Original Story From 2020:
Strolling down the quaint main street of Greenville is like walking back in time. You won’t see chain stores, or chain restaurants, or chain anything for that matter; most of the businesses in Greenville are locally owned. There are few towns left in California with the personality of Greenville. Aside from the well-kept storefronts and unique building architecture ranging from the 1860s to the 1940s, Greenville’s rural setting alongside the Union Pacific railroad is what makes this town of 1100 residents so endearing. Located in the northwest corner of the Indian Valley along California Highway 89, surrounded by towering timbered peaks on the northernmost fringe of the Sierra Nevada Range, Greenville is only nine miles from Lake Almanor and the start of the southern Cascade Range, home to Lassen National Park.
The story of Greenville started before the town existed, in a neighboring settlement to the south called Round Valley.

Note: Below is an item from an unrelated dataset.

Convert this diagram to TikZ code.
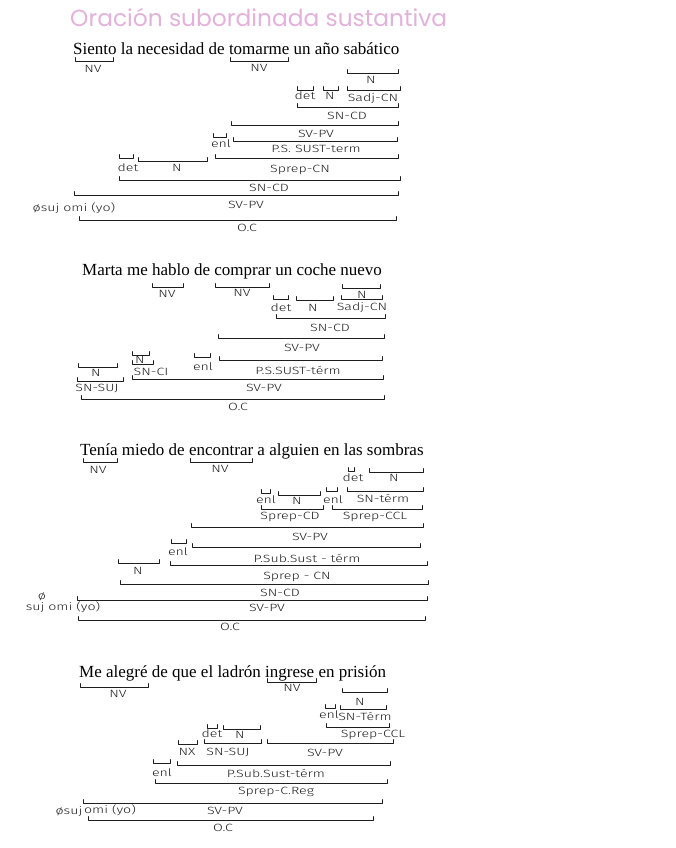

Founded after discovering a rich gold placer field in 1860, Round Valley quickly became home to 400 miners, with four saloons, a hotel, two sawmills, a post office, a school and a Wells Fargo. A dam was constructed in 1864 that is still standing today where Round Valley used to be, on the shores of Round Valley Reservoir. But the rough road up to Round Valley from Indian Valley was difficult for wagon travel, and people began staking land near the base of the road nearly 1,000 vertical feet below, which is now known as Greenville.
By 1864, Greenville was replacing much of Round Valley’s population, and as the mines in Round Valley began to play out, so did the life of the town. By 1870, nobody was left in Round Valley. As Round Valley became a ghost town, Greenville expanded rapidly. Greenville was named after John Winthrop Green and his wife, proprietors of Green’s Hotel. Mrs. Green served hot meals and accommodations from their cabin in the quickly growing town. Although the cabin wasn’t much of a hotel, Green’s Hotel was so popular that the town adopted the family’s name and became Greenville.
By the late 1870s the town’s population doubled, and by the early 1880s Greenville boasted 500 residents; the second largest community in Plumas County. However, Greenville was not without its struggles, suffering a fire in 1881 that claimed most of the buildings on the north side of Main Street.
Despite numerous fires over the years, Greenville still features many buildings from the 1860s, as well as many built in the early 1900s into the 1930s. It’s this architectural diversity and well-kept nature of the buildings in Greenville along Highway 89 that compel first-time passers-by to pull over and go for a walk.
Like many other Sierra Nevada frontier towns, as mining played out, logging and ranching grew as replacement industries. The community thrived in the early to mid 1900’s on logging and ranching, and to this day there are still ranches in the Indian Valley, some of which are generational dating back more than 100 years.
Logging was particularly prominent in Greenville, especially during World War II, when the appetite for lumber was insatiable. The influx of new residents to California in the 1950s escalated the demand. As a result, lumber and sawmills in Greenville operated around the clock, causing skies choked with smoke from the burning of scrap lumber.
However, the economic future of places like Greenville depend greatly on tourism and recreation. Fortunately for local residents, Greenville and the Indian Valley area have no shortage of remote mountain beauty to share with visitors, and as a bonus, very few crowds.